start Collected material

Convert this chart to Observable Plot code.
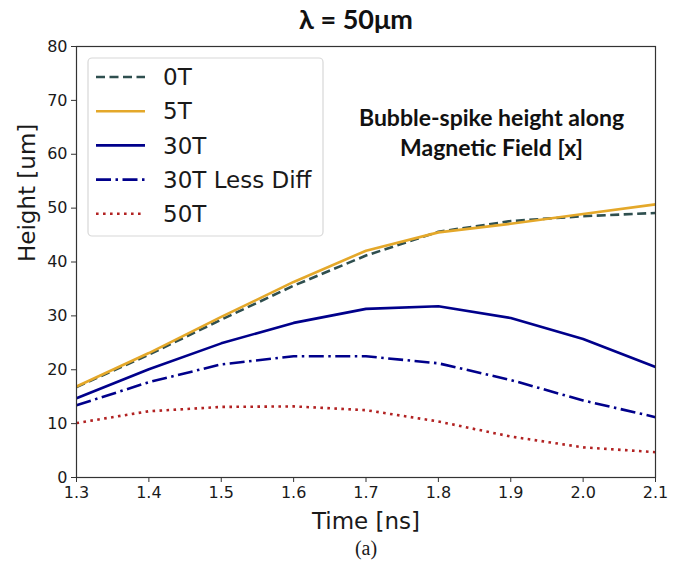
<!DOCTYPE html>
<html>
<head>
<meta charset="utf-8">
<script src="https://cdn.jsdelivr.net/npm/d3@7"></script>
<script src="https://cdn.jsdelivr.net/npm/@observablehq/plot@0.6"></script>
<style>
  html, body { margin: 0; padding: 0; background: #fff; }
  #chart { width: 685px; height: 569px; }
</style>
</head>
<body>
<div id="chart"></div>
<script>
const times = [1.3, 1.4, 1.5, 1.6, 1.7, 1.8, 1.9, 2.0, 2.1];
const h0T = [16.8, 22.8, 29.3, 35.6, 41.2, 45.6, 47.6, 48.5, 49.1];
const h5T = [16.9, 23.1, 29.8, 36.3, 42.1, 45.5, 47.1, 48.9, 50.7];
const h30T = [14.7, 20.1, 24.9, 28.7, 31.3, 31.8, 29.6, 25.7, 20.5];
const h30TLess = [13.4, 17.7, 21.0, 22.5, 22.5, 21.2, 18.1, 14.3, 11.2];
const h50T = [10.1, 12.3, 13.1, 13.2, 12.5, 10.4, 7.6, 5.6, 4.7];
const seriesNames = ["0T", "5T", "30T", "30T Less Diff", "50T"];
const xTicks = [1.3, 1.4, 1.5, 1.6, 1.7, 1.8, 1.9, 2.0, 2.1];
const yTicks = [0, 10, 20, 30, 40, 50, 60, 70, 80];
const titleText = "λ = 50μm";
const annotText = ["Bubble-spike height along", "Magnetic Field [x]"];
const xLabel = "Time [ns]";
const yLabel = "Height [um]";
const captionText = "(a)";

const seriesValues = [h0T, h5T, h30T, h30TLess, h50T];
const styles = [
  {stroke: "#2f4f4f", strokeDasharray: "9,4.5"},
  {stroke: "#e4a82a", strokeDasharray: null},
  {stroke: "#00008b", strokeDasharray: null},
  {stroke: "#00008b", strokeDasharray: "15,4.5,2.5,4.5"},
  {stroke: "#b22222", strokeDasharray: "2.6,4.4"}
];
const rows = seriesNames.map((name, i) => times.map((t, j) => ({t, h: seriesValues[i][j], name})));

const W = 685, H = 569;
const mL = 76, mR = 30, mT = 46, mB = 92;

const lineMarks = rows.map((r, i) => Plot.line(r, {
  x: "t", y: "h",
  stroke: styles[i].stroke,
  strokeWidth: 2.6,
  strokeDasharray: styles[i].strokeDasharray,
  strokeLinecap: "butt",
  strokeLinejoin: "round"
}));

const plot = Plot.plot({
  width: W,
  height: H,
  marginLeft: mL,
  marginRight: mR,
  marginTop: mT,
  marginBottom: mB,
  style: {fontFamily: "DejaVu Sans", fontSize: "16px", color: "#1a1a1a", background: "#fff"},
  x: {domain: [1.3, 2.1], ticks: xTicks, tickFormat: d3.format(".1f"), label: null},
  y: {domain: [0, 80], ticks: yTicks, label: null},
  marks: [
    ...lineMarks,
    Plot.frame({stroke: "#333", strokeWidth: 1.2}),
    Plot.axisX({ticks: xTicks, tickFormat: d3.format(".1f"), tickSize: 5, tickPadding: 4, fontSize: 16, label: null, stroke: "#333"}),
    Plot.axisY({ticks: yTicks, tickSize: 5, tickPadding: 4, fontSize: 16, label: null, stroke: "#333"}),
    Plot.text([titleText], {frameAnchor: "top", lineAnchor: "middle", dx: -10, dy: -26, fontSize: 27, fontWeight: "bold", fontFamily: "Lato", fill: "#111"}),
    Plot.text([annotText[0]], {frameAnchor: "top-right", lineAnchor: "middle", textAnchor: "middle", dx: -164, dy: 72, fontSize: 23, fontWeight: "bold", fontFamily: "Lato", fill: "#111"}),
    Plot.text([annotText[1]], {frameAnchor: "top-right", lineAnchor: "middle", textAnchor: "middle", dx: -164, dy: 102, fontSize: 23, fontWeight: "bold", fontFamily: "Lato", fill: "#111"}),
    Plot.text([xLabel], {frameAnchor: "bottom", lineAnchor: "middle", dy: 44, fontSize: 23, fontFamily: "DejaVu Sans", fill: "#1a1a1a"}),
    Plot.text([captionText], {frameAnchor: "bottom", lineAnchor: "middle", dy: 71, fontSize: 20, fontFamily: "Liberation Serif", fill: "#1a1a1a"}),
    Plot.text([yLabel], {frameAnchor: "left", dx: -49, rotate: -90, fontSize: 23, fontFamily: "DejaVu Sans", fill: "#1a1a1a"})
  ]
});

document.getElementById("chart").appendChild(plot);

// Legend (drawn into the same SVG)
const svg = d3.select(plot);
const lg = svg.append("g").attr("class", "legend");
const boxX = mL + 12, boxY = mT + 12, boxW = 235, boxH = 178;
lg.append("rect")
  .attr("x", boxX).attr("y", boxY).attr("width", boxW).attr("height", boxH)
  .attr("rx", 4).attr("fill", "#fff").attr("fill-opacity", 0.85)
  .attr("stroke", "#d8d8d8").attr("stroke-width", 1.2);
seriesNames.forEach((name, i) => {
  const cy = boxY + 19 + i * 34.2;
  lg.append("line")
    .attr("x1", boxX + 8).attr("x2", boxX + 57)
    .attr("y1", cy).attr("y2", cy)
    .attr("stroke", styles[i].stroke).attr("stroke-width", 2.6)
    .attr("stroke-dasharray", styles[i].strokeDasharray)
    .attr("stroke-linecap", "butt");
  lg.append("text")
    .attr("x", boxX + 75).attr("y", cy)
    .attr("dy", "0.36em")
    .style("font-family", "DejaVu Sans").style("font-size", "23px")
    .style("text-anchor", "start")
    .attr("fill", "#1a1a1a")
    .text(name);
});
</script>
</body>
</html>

end Collected material

Work instructions: Set out every line from the material that contains the string "chart".

Exercise output:
Convert this chart to Observable Plot code.
  #chart { width: 685px; height: 569px; }
<div id="chart"></div>
document.getElementById("chart").appendChild(plot);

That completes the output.